My mom's mom, Mary (Thomas' oldest daughter), is still alive. She has always been like a second mother to me. She's 82, her mind is in perfect shape, but unfortunately she is hobbled by severe arthritis, and can barely walk anymore. Until she hit 75 or so, she was an extremely chatty woman. Now, though, she is mostly silent. Is it out of sadness, or inner peace? Probably it's both. Nearly her entire family of her generation is dead. Both her sisters (and yet she was the oldest) and both her parents. Nearly all of her cousins, of whom their was once many, to whom she was very close, and by whom she was both beloved and the universal favorite.

I do know many stories about her. Of her three sisters, she was the most naive and least world-wise. They cherished her and considered her "a saint" for this. What this apparently meant, in fact, was that she was the only one who didn't "have to" get married due to a pre-marriage pregnancy.

Life was not easy for her. Here's one story. She loved school and wanted to go on to college to be a teacher. For a daughter of Italian immigrants in the 1930s, however, this was considered shocking. Her mother, who could not read or write, had never gone to school, put a stop to this. She was allowed to graduate from high school, but immediately thereafter sent to work in a factory. A cigar factory, it seems. During the Depression this was one of the few industries that didn't suffer much, and any job at the time was considered extremely precious. However, she would come home smelling of tobacco, and when she took the bus home, as an Italian immigrant who reeked of tobacco, she was forced to sit in the back.
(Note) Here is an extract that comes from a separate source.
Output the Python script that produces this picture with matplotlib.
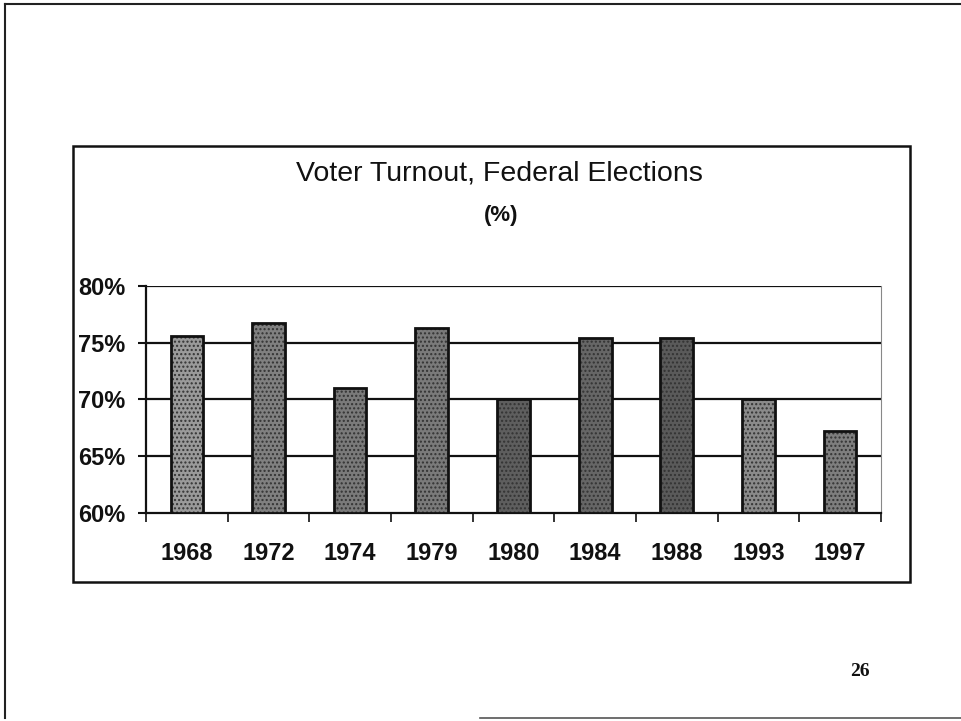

And this was the North, not the South.

It's no wonder she let this last only a few months. She married nearly the first man who asked her out on a date. That's my grandfather.

I could go on, but I'll end with this. I wonder if it is the nature of being old not to discuss much of the past? My parents told many, many more stories about their youth than they do now. I wonder what my nieces and my nephew know of my parents, to whom they are closer than they are to their own father. Do they know that their grandmother, my mother, used to play the accordion, used to type 150 words a minute, and almost married her first boss, who went on to own a major American professional basketball team? That their grandfather, my father, was headed for a life of crime and poverty before he met my mother and she saved him from himself? It makes me wonder, if I know this, what are the things that I don't know? Most assuredly, there are many.